▶ **Required task**
Would you retype, exactly and without the pictures, the lines between the line holding "Generate a Python" and the line holding "ax.set_xlim(0, 98.4)", inclusive, and nothing else?

▶ **Input**

--

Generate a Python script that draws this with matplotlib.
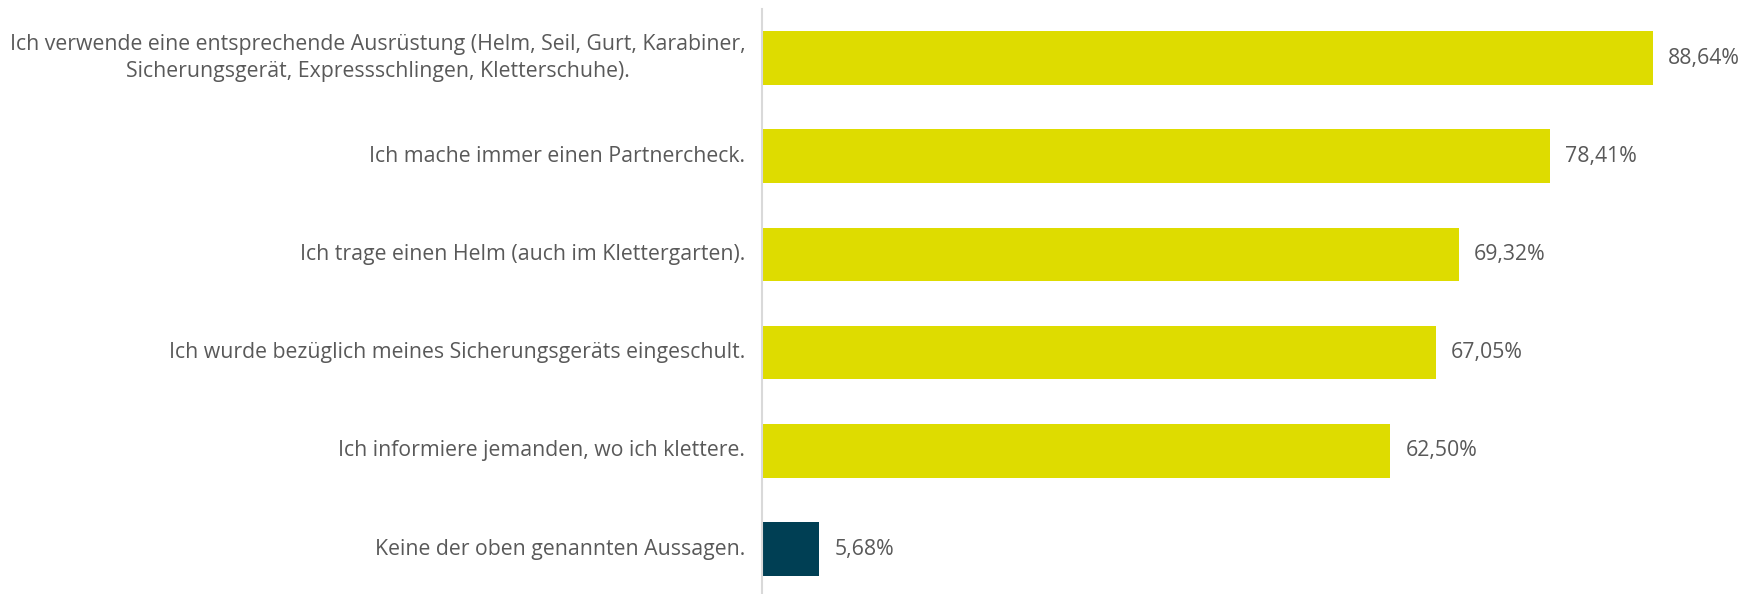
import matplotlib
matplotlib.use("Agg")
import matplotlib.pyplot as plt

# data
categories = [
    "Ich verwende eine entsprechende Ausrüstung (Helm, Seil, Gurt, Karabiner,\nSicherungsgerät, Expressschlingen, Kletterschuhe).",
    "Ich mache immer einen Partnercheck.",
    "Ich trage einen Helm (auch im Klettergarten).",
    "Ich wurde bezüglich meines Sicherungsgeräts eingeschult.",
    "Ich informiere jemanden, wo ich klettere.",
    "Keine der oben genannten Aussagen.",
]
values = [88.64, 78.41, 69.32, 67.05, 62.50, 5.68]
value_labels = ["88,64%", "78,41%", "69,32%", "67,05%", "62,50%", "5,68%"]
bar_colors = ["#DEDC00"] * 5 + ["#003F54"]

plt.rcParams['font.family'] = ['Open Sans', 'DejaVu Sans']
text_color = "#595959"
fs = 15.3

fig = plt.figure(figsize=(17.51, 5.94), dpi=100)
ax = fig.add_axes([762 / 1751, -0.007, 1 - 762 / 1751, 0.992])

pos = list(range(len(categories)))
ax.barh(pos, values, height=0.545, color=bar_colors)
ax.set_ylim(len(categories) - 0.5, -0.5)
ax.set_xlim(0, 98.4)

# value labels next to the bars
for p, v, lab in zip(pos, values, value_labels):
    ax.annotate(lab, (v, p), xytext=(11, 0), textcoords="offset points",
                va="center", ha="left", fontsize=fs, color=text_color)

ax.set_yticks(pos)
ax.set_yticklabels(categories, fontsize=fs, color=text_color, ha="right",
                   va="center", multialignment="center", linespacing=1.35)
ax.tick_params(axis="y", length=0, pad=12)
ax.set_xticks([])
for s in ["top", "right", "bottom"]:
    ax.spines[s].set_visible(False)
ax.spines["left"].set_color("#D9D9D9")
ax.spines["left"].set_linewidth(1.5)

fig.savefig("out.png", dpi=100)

--

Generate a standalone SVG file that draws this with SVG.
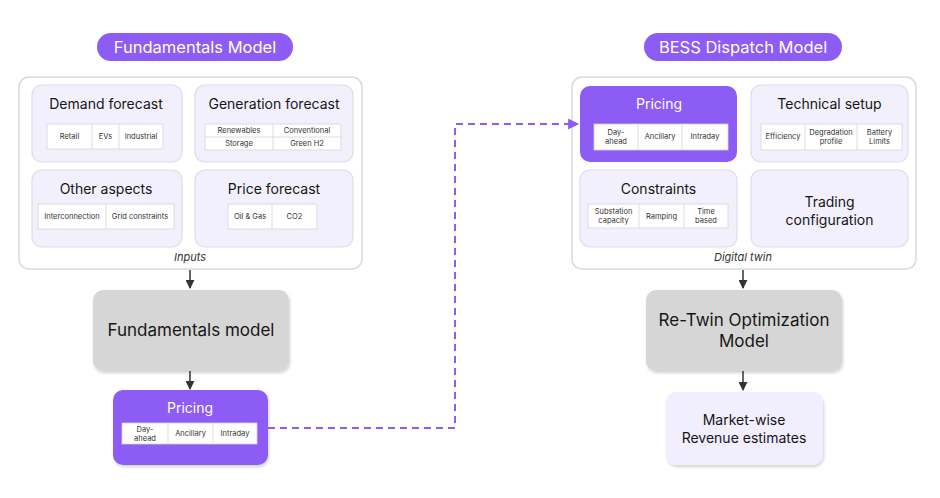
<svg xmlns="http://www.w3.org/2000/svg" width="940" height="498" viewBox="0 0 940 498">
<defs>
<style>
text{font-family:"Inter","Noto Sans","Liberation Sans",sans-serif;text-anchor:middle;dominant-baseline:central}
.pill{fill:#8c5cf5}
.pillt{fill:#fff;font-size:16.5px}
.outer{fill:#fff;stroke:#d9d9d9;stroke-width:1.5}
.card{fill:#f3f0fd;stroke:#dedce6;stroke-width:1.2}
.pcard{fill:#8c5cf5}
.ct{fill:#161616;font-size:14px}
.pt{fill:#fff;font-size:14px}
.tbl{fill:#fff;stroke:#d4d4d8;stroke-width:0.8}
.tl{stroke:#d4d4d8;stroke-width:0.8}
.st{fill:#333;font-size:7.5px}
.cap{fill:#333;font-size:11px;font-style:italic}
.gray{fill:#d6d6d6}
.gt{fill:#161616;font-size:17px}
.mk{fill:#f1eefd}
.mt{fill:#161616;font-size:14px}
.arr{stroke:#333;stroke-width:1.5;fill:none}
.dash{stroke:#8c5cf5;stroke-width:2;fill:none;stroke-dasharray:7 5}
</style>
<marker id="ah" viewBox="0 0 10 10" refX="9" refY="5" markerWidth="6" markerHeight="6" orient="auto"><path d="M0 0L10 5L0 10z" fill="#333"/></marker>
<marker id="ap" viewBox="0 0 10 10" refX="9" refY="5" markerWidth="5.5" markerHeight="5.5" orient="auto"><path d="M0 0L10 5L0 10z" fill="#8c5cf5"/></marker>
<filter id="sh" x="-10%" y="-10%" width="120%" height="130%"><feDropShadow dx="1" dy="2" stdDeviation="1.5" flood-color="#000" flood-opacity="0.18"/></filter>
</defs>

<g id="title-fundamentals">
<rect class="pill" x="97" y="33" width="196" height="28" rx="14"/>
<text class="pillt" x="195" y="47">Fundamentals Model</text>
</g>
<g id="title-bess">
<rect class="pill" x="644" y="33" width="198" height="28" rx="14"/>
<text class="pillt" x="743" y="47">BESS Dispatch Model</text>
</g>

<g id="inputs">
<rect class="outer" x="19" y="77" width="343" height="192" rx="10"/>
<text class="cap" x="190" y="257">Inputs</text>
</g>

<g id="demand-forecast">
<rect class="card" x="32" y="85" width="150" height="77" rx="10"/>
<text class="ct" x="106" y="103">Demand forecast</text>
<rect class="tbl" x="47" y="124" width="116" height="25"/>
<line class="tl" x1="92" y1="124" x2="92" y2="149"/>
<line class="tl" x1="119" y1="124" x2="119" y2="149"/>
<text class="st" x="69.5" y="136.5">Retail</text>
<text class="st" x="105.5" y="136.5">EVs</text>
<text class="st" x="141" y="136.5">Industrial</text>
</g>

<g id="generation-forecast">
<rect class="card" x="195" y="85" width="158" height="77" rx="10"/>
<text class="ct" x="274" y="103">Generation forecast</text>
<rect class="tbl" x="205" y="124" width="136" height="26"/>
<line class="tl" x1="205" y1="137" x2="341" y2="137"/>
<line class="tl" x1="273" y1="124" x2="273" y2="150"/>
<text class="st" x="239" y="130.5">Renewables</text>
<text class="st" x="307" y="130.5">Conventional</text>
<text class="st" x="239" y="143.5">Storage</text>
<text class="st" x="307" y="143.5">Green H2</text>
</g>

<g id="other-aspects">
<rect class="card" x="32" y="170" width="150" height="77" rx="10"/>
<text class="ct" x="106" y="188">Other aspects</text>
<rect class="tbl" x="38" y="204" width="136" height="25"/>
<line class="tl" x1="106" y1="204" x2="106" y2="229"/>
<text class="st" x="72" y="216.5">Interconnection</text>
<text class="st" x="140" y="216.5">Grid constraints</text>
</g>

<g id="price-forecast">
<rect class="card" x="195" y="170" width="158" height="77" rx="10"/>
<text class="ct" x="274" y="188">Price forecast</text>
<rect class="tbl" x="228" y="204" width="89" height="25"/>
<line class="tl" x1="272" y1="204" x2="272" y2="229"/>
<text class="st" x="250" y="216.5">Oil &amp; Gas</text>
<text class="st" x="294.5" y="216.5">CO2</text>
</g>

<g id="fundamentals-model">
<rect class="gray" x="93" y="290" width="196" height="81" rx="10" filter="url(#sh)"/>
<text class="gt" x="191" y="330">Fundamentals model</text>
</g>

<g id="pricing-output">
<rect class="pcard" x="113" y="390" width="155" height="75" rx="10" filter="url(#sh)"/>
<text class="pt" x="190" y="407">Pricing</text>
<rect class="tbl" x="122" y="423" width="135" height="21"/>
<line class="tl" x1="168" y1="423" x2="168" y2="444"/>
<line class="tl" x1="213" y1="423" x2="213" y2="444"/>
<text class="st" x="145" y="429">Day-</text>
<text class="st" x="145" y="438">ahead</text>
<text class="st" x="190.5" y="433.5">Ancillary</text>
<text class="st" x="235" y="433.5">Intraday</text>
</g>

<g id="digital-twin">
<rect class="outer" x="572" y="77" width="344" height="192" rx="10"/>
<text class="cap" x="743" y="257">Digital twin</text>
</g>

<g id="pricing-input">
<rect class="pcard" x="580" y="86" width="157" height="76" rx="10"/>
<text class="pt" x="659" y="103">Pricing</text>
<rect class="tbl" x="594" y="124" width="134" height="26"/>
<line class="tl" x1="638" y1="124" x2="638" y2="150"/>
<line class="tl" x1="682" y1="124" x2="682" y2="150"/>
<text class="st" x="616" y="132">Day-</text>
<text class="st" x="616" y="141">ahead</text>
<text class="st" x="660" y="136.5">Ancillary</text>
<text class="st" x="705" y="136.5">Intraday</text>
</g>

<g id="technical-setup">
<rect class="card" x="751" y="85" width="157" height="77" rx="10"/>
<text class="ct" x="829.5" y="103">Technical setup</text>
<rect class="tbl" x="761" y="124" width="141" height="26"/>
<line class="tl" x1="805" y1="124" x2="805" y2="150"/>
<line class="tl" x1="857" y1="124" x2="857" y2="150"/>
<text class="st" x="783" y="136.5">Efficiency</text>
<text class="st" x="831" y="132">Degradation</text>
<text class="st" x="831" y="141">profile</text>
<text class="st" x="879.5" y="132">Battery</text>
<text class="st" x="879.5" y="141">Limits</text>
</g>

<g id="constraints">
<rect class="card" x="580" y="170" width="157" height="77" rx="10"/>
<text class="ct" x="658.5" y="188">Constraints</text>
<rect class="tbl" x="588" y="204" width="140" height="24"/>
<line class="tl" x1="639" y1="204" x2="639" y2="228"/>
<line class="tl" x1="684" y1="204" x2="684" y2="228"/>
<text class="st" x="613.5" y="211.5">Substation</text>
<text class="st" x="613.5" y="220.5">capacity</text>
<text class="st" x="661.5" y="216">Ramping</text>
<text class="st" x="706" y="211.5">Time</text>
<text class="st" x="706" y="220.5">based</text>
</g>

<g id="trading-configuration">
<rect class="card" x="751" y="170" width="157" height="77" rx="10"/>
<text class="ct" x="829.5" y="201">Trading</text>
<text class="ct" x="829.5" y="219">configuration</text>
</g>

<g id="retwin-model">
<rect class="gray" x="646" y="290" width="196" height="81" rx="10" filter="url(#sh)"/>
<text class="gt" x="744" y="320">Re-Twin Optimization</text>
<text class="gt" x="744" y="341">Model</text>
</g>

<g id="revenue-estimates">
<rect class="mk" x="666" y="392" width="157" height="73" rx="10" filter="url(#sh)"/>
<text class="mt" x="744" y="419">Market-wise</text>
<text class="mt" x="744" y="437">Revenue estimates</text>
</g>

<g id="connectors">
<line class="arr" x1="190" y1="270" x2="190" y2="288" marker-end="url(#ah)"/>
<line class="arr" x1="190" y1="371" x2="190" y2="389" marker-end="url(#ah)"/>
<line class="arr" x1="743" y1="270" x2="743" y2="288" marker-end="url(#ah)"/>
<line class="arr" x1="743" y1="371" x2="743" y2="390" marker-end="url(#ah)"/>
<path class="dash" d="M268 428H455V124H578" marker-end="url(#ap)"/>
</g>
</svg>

--

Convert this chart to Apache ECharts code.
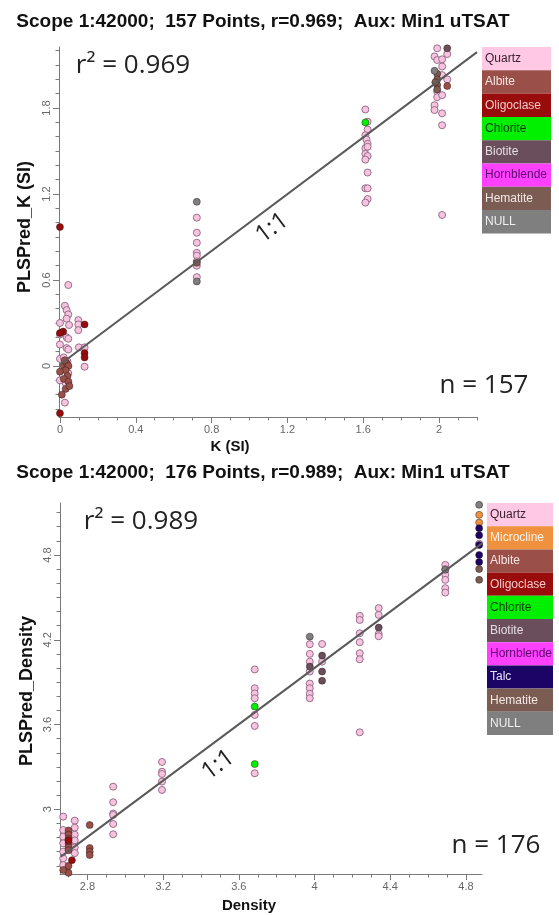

--

▶ **Finished exercise**
Generate a Python script that draws this with matplotlib.
import matplotlib
matplotlib.use("Agg")
import matplotlib.pyplot as plt

# data
categories = [
    "Ich verwende eine entsprechende Ausrüstung (Helm, Seil, Gurt, Karabiner,\nSicherungsgerät, Expressschlingen, Kletterschuhe).",
    "Ich mache immer einen Partnercheck.",
    "Ich trage einen Helm (auch im Klettergarten).",
    "Ich wurde bezüglich meines Sicherungsgeräts eingeschult.",
    "Ich informiere jemanden, wo ich klettere.",
    "Keine der oben genannten Aussagen.",
]
values = [88.64, 78.41, 69.32, 67.05, 62.50, 5.68]
value_labels = ["88,64%", "78,41%", "69,32%", "67,05%", "62,50%", "5,68%"]
bar_colors = ["#DEDC00"] * 5 + ["#003F54"]

plt.rcParams['font.family'] = ['Open Sans', 'DejaVu Sans']
text_color = "#595959"
fs = 15.3

fig = plt.figure(figsize=(17.51, 5.94), dpi=100)
ax = fig.add_axes([762 / 1751, -0.007, 1 - 762 / 1751, 0.992])

pos = list(range(len(categories)))
ax.barh(pos, values, height=0.545, color=bar_colors)
ax.set_ylim(len(categories) - 0.5, -0.5)
ax.set_xlim(0, 98.4)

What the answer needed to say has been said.